Gıda, edinilmiş Qi’nin temel kaynağıdır ve bu yüzden de Taocu yoga uygulayıcısı tarafından göz ardı edilemez. Ancak diyet, günümüzde diyet kürlerinin çoğu fanatik takipçisinin benimsediği üzere ruhsal gelişmenin ana direği değil, sadece destekleyicisidir. [3]
Taocu diyet önerileri hem hafif, hem de esnektir. Aslında, I Ching’in 27. hexagramında (“Beslenme”) çekirdek trigramlar, 2. hexagrama (“Alıcı”) tekabül edecek şekilde sırf Yin çizgilerinden oluşur. Bu da diyette ana fikrin esneklik olduğunun bir işaretidir. Katı diyet öğretileri hiç bir zaman Taoculuğun bir parçası olmamıştır. Ölçülülük en başta gelen kuraldır - ne çok fazla, ne çok az. Aşırı yeme ve içme zihni yavaşlatır ve bedeni zorlar. Bunun dışında, çok az genel kısıtlama söz konusudur; alkol, kafein, tütüne bile belli ölçülerde izin verilir. Hatta eski zamanlardan kalma, şarabın niteliklerini öven Taocu içki şarkıları külliyatı bile mevcuttur.

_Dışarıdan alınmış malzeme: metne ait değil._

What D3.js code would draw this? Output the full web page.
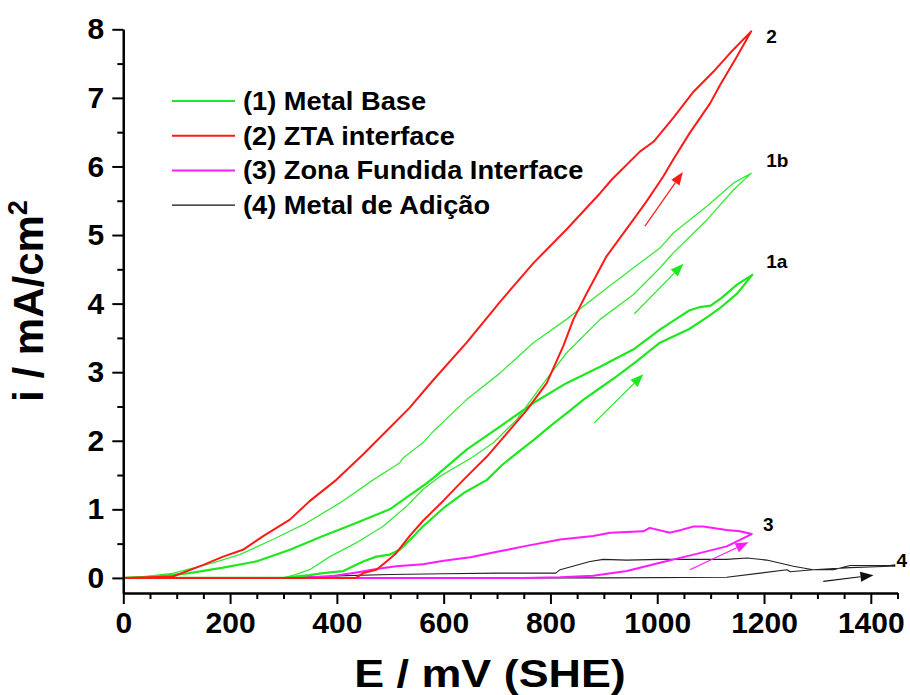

Diyet ilkeleri, uygulayanın bedensel donanımına, dayanıklılığına ve mevsimlere bağlı olarak kişiden kişiye değişir. Gıda maddelerini sınıflamanın bir kaç yolu vardır. Bunlardan biri, yapıcı gıda ve temizleyici gıda ayrımıdır. Et, tahıl, nişastalı sebze ve meyveler gibi bedenin inşasına hizmet edenler yapıcı gıda maddeleridir. Temizleyici gıda sınıfına girenler ise yeşil yapraklı sebzeler, kereviz, Çin lahanası, çilek, domates, biber ve benzeri daha sulu gıda maddeleridir. Genel olarak dengeli bir diyet her iki kategorideki gıda maddelerinden oluşmalıdır. Sonbahar ve kış aylarında ısınmak ve enerji depolamak için yapıcı gıda maddeleri, ilkbahar ve yaz aylarında ise serinlemek ve sistemi temizlemek adına temizleyici gıda maddeleri daha büyük oranda tüketilmelidir.

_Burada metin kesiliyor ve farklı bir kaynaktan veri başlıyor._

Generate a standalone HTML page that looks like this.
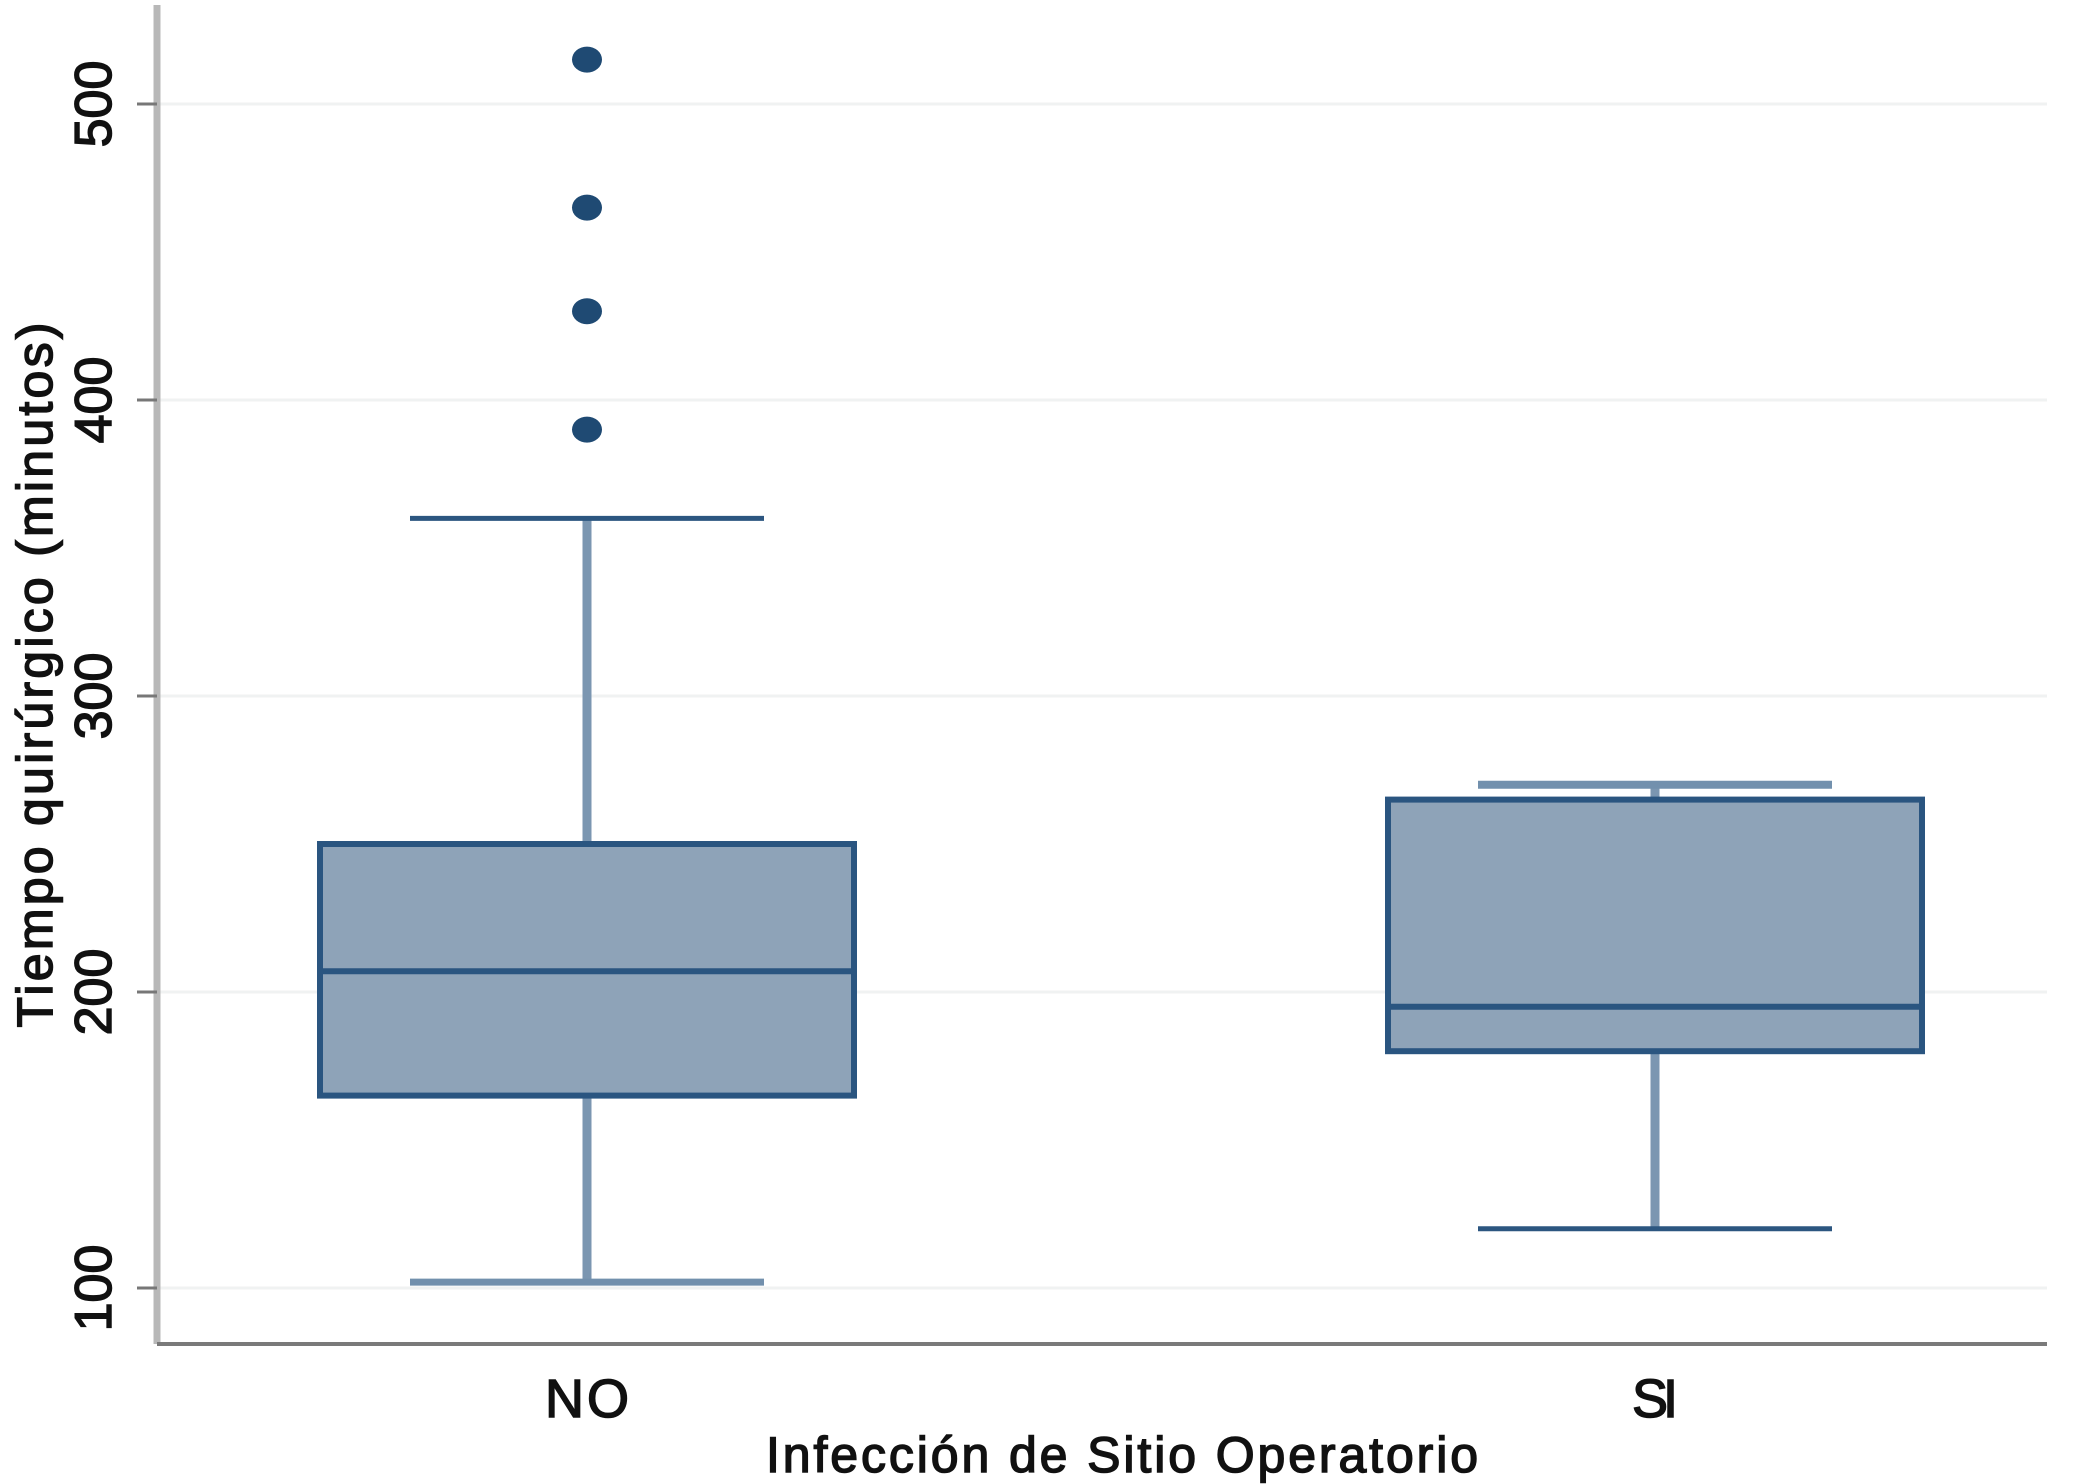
<!DOCTYPE html>
<html><head><meta charset="utf-8"><style>
html,body{margin:0;padding:0;background:#fff;}
svg{display:block;font-family:"Liberation Sans",sans-serif;}
</style></head><body>
<svg id="chart" width="2091" height="1484" viewBox="0 0 2091 1484">
<g id="grid"></g>
<g id="boxes"></g>
<g id="axes"></g>
</svg>
<script>
const categories = ["NO", "SI"];
const lowWhisker = [102, 120];
const q1Values = [165, 180];
const medians = [207, 195];
const q3Values = [250, 265];
const highWhisker = [360, 270];
const outliersNO = [515, 465, 430, 390];
const outliersSI = [];
const yTicks = [100, 200, 300, 400, 500];

const NS = "http://www.w3.org/2000/svg";
const x0 = 157, x1 = 2047, yBase = 1344;
function yScale(v){ return 1288 - (v - 100) * 2.96; }
const centers = [587, 1655];
function xScale(i){ return centers[i]; }
const boxHalf = 267, capHalf = 177;
function mk(tag, attrs, parent){ const e = document.createElementNS(NS, tag); for (const k in attrs) e.setAttribute(k, attrs[k]); parent.appendChild(e); return e; }
const grid = document.getElementById('grid'), boxes = document.getElementById('boxes'), axes = document.getElementById('axes');

yTicks.forEach(t => {
  const g = mk('line', {x1: x0, x2: x1, y1: yScale(t), y2: yScale(t), stroke: '#f0f2f2', 'stroke-width': 3}, grid);
  
  
});

const outs = [outliersNO, outliersSI];
categories.forEach((c, i) => {
  const cx = xScale(i);
  const stem1 = mk('line', {x1: cx, x2: cx, y1: yScale(q3Values[i]), y2: yScale(highWhisker[i]), stroke: '#7b96b1', 'stroke-width': 9}, boxes);
  
  
  const stem2 = mk('line', {x1: cx, x2: cx, y1: yScale(q1Values[i]), y2: yScale(lowWhisker[i]), stroke: '#7b96b1', 'stroke-width': 9}, boxes);
  
  
  const capH = mk('line', {x1: cx - capHalf, x2: cx + capHalf, y1: yScale(highWhisker[i]), y2: yScale(highWhisker[i]), stroke: i ? '#7290ad' : '#2c5680', 'stroke-width': i ? 8 : 5}, boxes);
  
  
  const capL = mk('line', {x1: cx - capHalf, x2: cx + capHalf, y1: yScale(lowWhisker[i]), y2: yScale(lowWhisker[i]), stroke: i ? '#2c5680' : '#7290ad', 'stroke-width': i ? 5 : 7}, boxes);
  
  
  const b = mk('rect', {x: cx - boxHalf, y: yScale(q3Values[i]), width: boxHalf * 2, height: yScale(q1Values[i]) - yScale(q3Values[i]), fill: '#8ea3b8', stroke: '#2a5580', 'stroke-width': 6}, boxes);
  
  
  const m = mk('line', {x1: cx - boxHalf, x2: cx + boxHalf, y1: yScale(medians[i]), y2: yScale(medians[i]), stroke: '#2a5580', 'stroke-width': 6}, boxes);
  
  
  outs[i].forEach(v => {
    const o = mk('ellipse', {cx: cx, cy: yScale(v), rx: 15, ry: 13, fill: '#1f4a73'}, boxes);
    
    
  });
  const lab = mk('text', {x: cx, y: 1417, 'text-anchor': 'middle', 'font-size': 54, fill: '#111', stroke: '#111', 'stroke-width': 1.5, textLength: i ? 46 : 84}, axes);
  lab.textContent = c;
  
  
});

const ya = mk('line', {x1: x0, x2: x0, y1: 5, y2: yBase, stroke: '#b8b8b8', 'stroke-width': 7}, axes);


const xa = mk('line', {x1: x0, x2: x1, y1: yBase, y2: yBase, stroke: '#7a7a7a', 'stroke-width': 4}, axes);


yTicks.forEach(t => {
  const tk = mk('line', {x1: 137, x2: x0, y1: yScale(t), y2: yScale(t), stroke: '#777', 'stroke-width': 3}, axes);
  
  
  const tl = mk('text', {x: 0, y: 0, transform: 'translate(111,' + yScale(t) + ') rotate(-90)', 'text-anchor': 'middle', 'font-size': 52, fill: '#111', stroke: '#111', 'stroke-width': 1.5}, axes);
  tl.textContent = t;
  
  
});
const yt = mk('text', {x: 0, y: 0, transform: 'translate(52,675) rotate(-90)', 'text-anchor': 'middle', 'font-size': 50, fill: '#111', stroke: '#111', 'stroke-width': 1.5, textLength: 705}, axes);
yt.textContent = 'Tiempo quirúrgico (minutos)';


const xt = mk('text', {x: 1122, y: 1472, 'text-anchor': 'middle', 'font-size': 50, fill: '#111', stroke: '#111', 'stroke-width': 1.5, textLength: 712}, axes);
xt.textContent = 'Infección de Sitio Operatorio';


</script>
</body></html>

Gıda sınıflamasında bir diğer sistem ise Beş Evre’yi temel alır. İdeal olarak kişi her gün beş tadın (ekşi, acı, tatlı, baharatlı ve tuzlu) hepsini içeren çeşitli gıdalar yemelidir. Hangi tadın ne oranda alınacağı ise mevsime ve kişinin metabolizmasına bağlı olarak değişir.

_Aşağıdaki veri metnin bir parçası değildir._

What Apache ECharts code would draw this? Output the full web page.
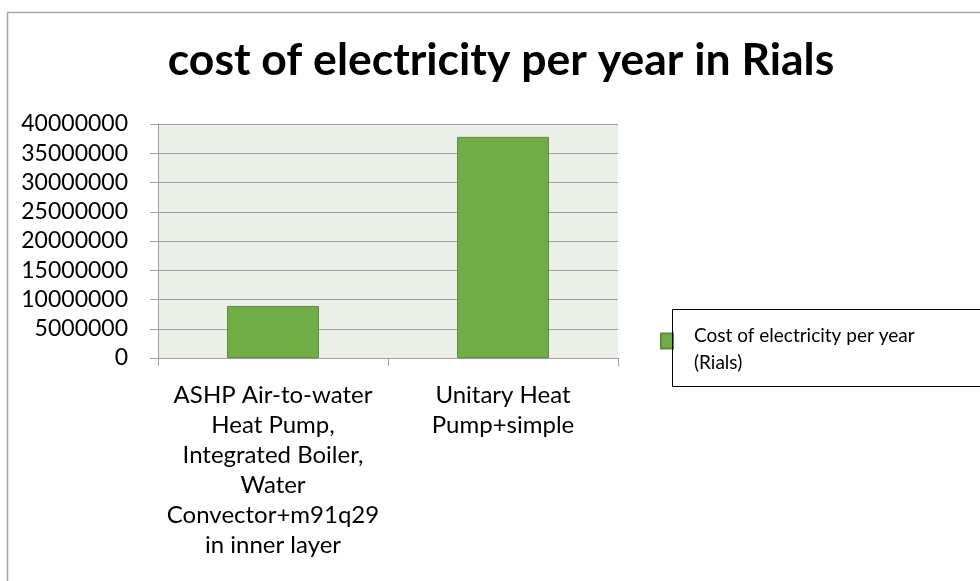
<!DOCTYPE html>
<html>
<head>
<meta charset="utf-8">
<script src="https://cdn.jsdelivr.net/npm/echarts@6/dist/echarts.min.js"></script>
<style>
  html, body { margin: 0; padding: 0; background: #ffffff; }
  #chart { width: 980px; height: 581px; }
</style>
</head>
<body>
<div id="chart"></div>
<script>
// Chart data
const titleText = 'cost of electricity per year in Rials';
const seriesName = 'Cost of electricity per year (Rials)';
const categories = [
  'ASHP Air-to-water\nHeat Pump,\nIntegrated Boiler,\nWater\nConvector+m91q29\nin inner layer',
  'Unitary Heat\nPump+simple'
];
const costValues = [8900000, 37800000];
const yTicks = { min: 0, max: 40000000, interval: 5000000 };

const FONT = 'Lato, "Open Sans", sans-serif';

// Legend swatch sits beside the first text line: square at the top, an
// invisible point at the bottom keeps the icon box as tall as two lines.
const SWATCH_ICON = 'path://M0,0L12,0L12,15L0,15Z M0,31L0,31';

const chart = echarts.init(document.getElementById('chart'), null, { renderer: 'canvas' });

chart.setOption({
  backgroundColor: '#ffffff',
  animation: false,
  title: {
    text: titleText,
    left: 496,
    top: 33,
    textAlign: 'center',
    textStyle: {
      fontFamily: FONT,
      fontWeight: 'bold',
      fontSize: 44.5,
      color: '#000000'
    }
  },
  grid: {
    left: 158,
    right: 362,
    top: 124,
    bottom: 223,
    show: true,
    backgroundColor: '#EAEFE8',
    borderWidth: 0
  },
  legend: {
    left: 655,
    top: 317,
    itemWidth: 12,
    itemHeight: 31,
    icon: SWATCH_ICON,
    formatter: name => name.replace(' (', '\n('),
    textStyle: {
      fontFamily: FONT,
      fontSize: 19,
      lineHeight: 27,
      color: '#000000',
      padding: [0, 0, 0, 16]
    },
    data: [seriesName]
  },
  xAxis: {
    type: 'category',
    data: categories,
    axisLine: { show: true, lineStyle: { color: '#A0A0A0', width: 1 } },
    axisTick: { show: true, length: 8, alignWithLabel: false, lineStyle: { color: '#A0A0A0' } },
    axisLabel: {
      margin: 22,
      fontFamily: FONT,
      fontSize: 24,
      lineHeight: 30,
      color: '#000000',
      interval: 0,
      align: 'center'
    }
  },
  yAxis: {
    type: 'value',
    min: yTicks.min,
    max: yTicks.max,
    interval: yTicks.interval,
    axisLine: { show: true, lineStyle: { color: '#A0A0A0', width: 1 } },
    axisTick: { show: true, length: 8, lineStyle: { color: '#A0A0A0' } },
    splitLine: { show: true, lineStyle: { color: '#A0A0A0', width: 1 } },
    axisLabel: {
      margin: 30,
      fontFamily: FONT,
      fontSize: 23,
      color: '#000000',
      formatter: v => String(v)
    }
  },
  series: [{
    name: seriesName,
    type: 'bar',
    data: costValues,
    barCategoryGap: '60%',
    itemStyle: {
      color: '#70AD47',
      borderColor: '#5B8E3B',
      borderWidth: 1
    }
  }],
  graphic: [
    {
      // outer chart frame
      type: 'rect',
      z: -1,
      shape: { x: 7.5, y: 12.5, width: 1000, height: 600 },
      style: { fill: 'none', stroke: '#A6A6A6', lineWidth: 1.5 }
    },
    {
      // legend frame
      type: 'rect',
      z: 100,
      shape: { x: 672.5, y: 309.5, width: 320, height: 77 },
      style: { fill: 'none', stroke: '#000000', lineWidth: 1 }
    }
  ]
});
</script>
</body>
</html>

Hafif pişmiş yiyecekler çiğ olanlara tercih edilir. Çiğ gıda almak, yaş odunu yakmaya benzetilir – zor yanar, fazla duman ve atık madde çıkar, ama verdiği ısı azdır. Şehrin telaşlı temposundan uzak, tutku ve heyecanı tetikleyen pek az ‘akıl-çelen’in olduğu, temiz havalı ve bol güneşli dağlarda yaşayan yogi, genellikle sebze ve meyvelerden ibaret olan ve en sonunda sadece zindelik veren şifalı otlara indirgenen saf ve hafif bir diyet uygular. Eski Taocu klasik eserler, tahıl, et, sarımsak ve soğanın yogi için terkedilmesi gereken gıdalar olduğunu savunur. Tahıllı gıdaların Üç Dan Tian’da yerleşik olan Üç Solucan’ı beslediği ve yavaş yavaş kişinin yaşam gücünü tükettiği ifade edilir. Tahıllardaki enerji ağırdır ve yoğun olarak meditasyon yapan kişi zaten doğal olarak onlardan vazgeçmeye meyleder. Et yemekten de sakınılır, çünkü ustanın bedenindeki faydalı ‘periler’, “nefesi kendilerini yaralayan, uçup gitmelerine neden olan ve böylece yaşamı kısaltan ‘kan’dan korkarlar.”[4] Soğan ve sarımsak ise nefesin kötü kokmasına sebep olur ve içsel Qi üzerinde benzer biçimde kirletici etkileri olduğu düşünülür.
Tıpkı ateşin sönmesine izin vermek misali, kişinin sindirim sistemini güçsüz bıraktığı ve yavaşlattığı için oruç tutmak genellikle tercih edilmez. Ancak uzun bir ‘beden-dışı seyahat’ deneyimine hazırlanan Taocu usta için bir istisna söz konusudur. Bu durumda, yoginin bedenini terketmeden önce haftalarca hatta aylarca tam bir ‘nefesçi’ olarak hazırlanması gerekir. Yoksa bağırsaklarda kalan yiyecekler çürüyerek veya sertleşerek ustanın bedene dönüşünde ciddi sorunlara yol açabilir.[5] Bunun bir diğer avantajı da, kişinin erzağa gereksinim duymadan ‘dağ inzivası’nda meditasyon halinde uzun süre kalabilmesidir.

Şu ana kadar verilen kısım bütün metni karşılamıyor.